The distinction matters because most deployed agents still reason the way base language models do: one forward pass, one answer, no memory of what worked last time within the same session. ARC-AGI-3 was built specifically to punish that limitation. It presents novel, abstract reasoning puzzles that resist memorization and reward an agent’s ability to test a hypothesis, observe the result and adjust its internal model before the next attempt. That loop, forming a belief, acting on it, updating it, is closer to how the benchmark’s designers define general intelligence than raw pattern completion is.

Continual Harness aims to make that loop cheaper to run. The researchers describe it as an efficient method for boosting self-improvement within the benchmark’s constraints, though the posted material does not specify the compute savings, the architecture changes involved or the score achieved relative to prior ARC-AGI-3 attempts.

The strategic significance sits one level above the benchmark score. Every major lab now frames its roadmap around agents that act autonomously across multi-step workflows: coding agents that debug their own output, browser agents that retry failed clicks, research agents that revise a plan mid-task. All of those systems depend on the same underlying capability ARC-AGI-3 isolates: updating a working model of the task environment without a full retrain. A harness that makes this update loop more efficient is infrastructure for that broader agent category, not just a leaderboard entry.

It is also a tell about where the frontier competition is moving. Benchmark saturation on static test sets, MMLU, GSM8K and their successors, pushed labs toward harder, more dynamic evaluations. ARC-AGI-3’s explicit design goal is resistance to memorization, which means progress on it is harder to fake with training-data overlap than progress on older benchmarks has proven to be.
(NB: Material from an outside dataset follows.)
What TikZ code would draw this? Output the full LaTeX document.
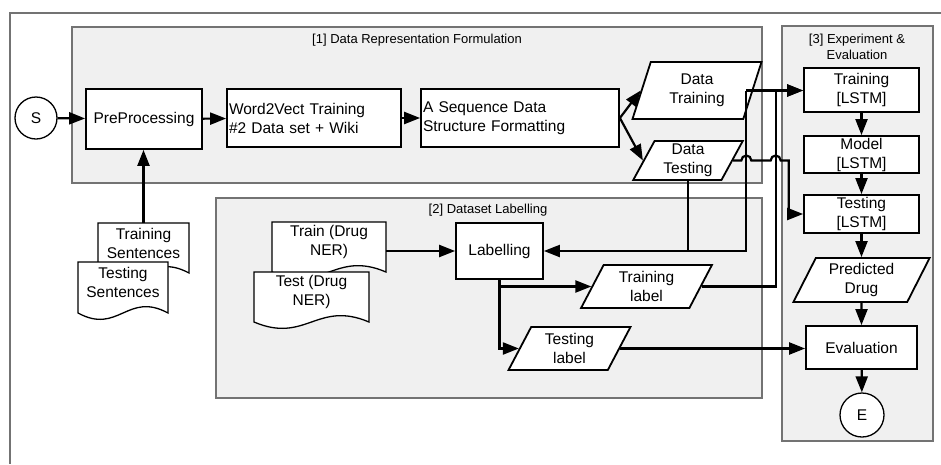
\documentclass[tikz,border=0pt]{standalone}
\usepackage{fontspec}
\setmainfont{Liberation Sans}
\usepackage{tikz}
\usetikzlibrary{shapes.geometric, arrows.meta, positioning}

\tikzset{
  region/.style={draw=black!55, fill=black!6, line width=1.3pt},
  title/.style={font=\fontsize{13}{16}\selectfont, align=center},
  proc/.style={draw, line width=1.8pt, fill=white, align=center, inner sep=2pt},
  data/.style={trapezium, trapezium left angle=65, trapezium right angle=115,
    trapezium stretches=true, draw, line width=1.8pt, fill=white, align=center, inner sep=1pt},
  term/.style={circle, draw, line width=1.3pt, fill=white, minimum size=42pt, inner sep=0pt},
  doc/.style={anchor=north, minimum height=40pt, align=center, inner sep=0pt},
  docline/.style={draw, line width=1.3pt, fill=white},
  conn/.style={line width=2.2pt}
}

% document outline: left, top, width, height of the straight sides
\newcommand{\docshape}[4]{%
  \draw[docline] (#1,#2) -- ++(#3,0) -- ++(0,#4)
    .. controls +({-0.45*#3},-22) and +({0.45*#3},22) .. ++({-#3},0) -- cycle;}

\begin{document}
\begin{tikzpicture}[x=1pt, y=-1pt, >={Triangle[length=16pt, width=12pt]},
    every node/.style={font=\fontsize{15.5}{19}\selectfont}]
  \useasboundingbox (0,0) rectangle (941,464);
  % frame and the three parts
  \draw[black!55, line width=1.5pt] (941,13) -- (10,13) -- (10,464);
  \draw[region] (72,27) rectangle (762,183);
  \draw[region] (216,198) rectangle (762,398);
  \draw[region] (782,26) rectangle (933,441);
  \node[title] (t1) at (417,40) {[1] Data Representation Formulation};
  \node[title] (t2) at (488,210) {[2] Dataset Labelling};
  \node[title] (t3) at (857,47) {[3] Experiment \&\\Evaluation};

  % [1]
  \node[term] (S) at (36,118) {S};
  \node[proc, minimum width=116pt, minimum height=60pt] (pre) at (144,119) {PreProcessing};
  \node[proc, text width=170pt, align=left, minimum height=58pt] (w2v) at (314,118) {Word2Vect Training\\\#2 Data set + Wiki};
  \node[proc, text width=194pt, align=left, minimum height=58pt] (seq) at (520,118) {A Sequence Data\\Structure Formatting};
  \node[data, trapezium left angle=72, trapezium right angle=108, minimum width=130pt, minimum height=57pt] (dtrain) at (697,90.5) {Data\\Training};
  \node[data, minimum width=110pt, minimum height=39pt] (dtest) at (688,160.5) {Data\\Testing};

  % input documents
  \docshape{98}{223}{91}{50}
  \node[doc, minimum width=91pt] (trs) at (143.5,223) {Training\\Sentences};
  \docshape{78}{262}{90}{51}
  \node[doc, minimum width=90pt] (tss) at (123,262) {Testing\\Sentences};

  % [2]
  \docshape{272}{222}{114}{50}
  \node[doc, minimum width=114pt] (trn) at (329,222) {Train (Drug\\NER)};
  \docshape{254}{272}{115}{50}
  \node[doc, minimum width=115pt] (tsn) at (311.5,272) {Test (Drug\\NER)};
  \node[proc, minimum width=87pt, minimum height=56pt] (lab) at (499.5,251) {Labelling};
  \node[data, minimum width=131pt, minimum height=43pt] (tlab) at (646.5,286.5) {Training\\label};
  \node[data, minimum width=123pt, minimum height=43pt] (tslab) at (569.5,348.5) {Testing\\label};

  % [3]
  \node[proc, minimum width=115pt, minimum height=44pt] (trl) at (861.5,90) {Training\\{[LSTM]}};
  \node[proc, minimum width=115pt, minimum height=37pt, inner sep=0pt] (mdl) at (861.5,154.5) {Model\\{[LSTM]}};
  \node[proc, minimum width=115pt, minimum height=38pt, inner sep=0pt] (tel) at (861.5,214) {Testing\\{[LSTM]}};
  \node[data, minimum width=137pt, minimum height=44pt] (pred) at (861.5,280) {Predicted\\Drug};
  \node[proc, minimum width=111pt, minimum height=43pt] (eval) at (861.5,347.5) {Evaluation};
  \node[term, minimum size=44pt] (E) at (862,415) {E};

  % connectors
  \draw[conn, ->] (S) -- (pre);
  \draw[conn, ->] (pre) -- (w2v);
  \draw[conn, ->] (w2v) -- (seq);
  \draw[conn, ->] (seq.east) -- (dtrain.west);
  \draw[conn, ->] (seq.east) -- (dtest.west);
  \draw[conn, ->] (trs.north) -- (trs.north |- pre.south);
  \draw[conn, ->] (trn.east |- lab) -- (lab);
  \draw[conn, ->] (lab.south) |- (tlab.west);
  \draw[conn, ->] (lab.south) |- (tslab.west);
  \draw[conn, ->] (tslab.east) -- (tslab.east -| eval.west);

  \coordinate (fork) at ([xshift=-7pt]dtrain.east);
  \coordinate (back) at ([xshift=74pt]tlab.east);
  \coordinate (h1) at (fork |- dtest.east);
  \coordinate (h2) at (back |- dtest.east);
  \draw[conn, ->] (fork) -- (trl.west |- fork);
  \draw[conn] (fork) |- (dtest.south |- lab.east);
  \draw[conn, ->] (dtest.south) |- (lab.east);
  \draw[conn, ->] (tlab.east) -- (back) |- (trl.west |- fork);
  \draw[conn, ->] (dtest.east) -- ([xshift=-5pt]h1) arc[start angle=180, end angle=360, radius=5]
    -- ([xshift=-5pt]h2) arc[start angle=180, end angle=360, radius=5]
    -- ([xshift=13pt]h2) |- (tel.west);

  \draw[conn, ->] (trl) -- (mdl);
  \draw[conn, ->] (mdl) -- (tel);
  \draw[conn, ->] (tel) -- (pred);
  \draw[conn, ->] (pred) -- (eval);
  \draw[conn, ->] (eval) -- (E);
\end{tikzpicture}
\end{document}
A credible efficiency gain here is a stronger signal of transferable reasoning ability than a comparable gain on a saturated test would be.

The source material provided is a brief X post description with no accompanying paper, code repository or quantitative results, so the specific technique behind Continual Harness cannot be verified independently at this time.

Teams building autonomous agents for long-horizon tasks should treat ARC-AGI-3 performance, not just static benchmark scores, as a proxy for how well a given agent architecture will hold up once deployed against real, unpredictable workflows.

Reported by the researchers (on X) on July 2, 2026.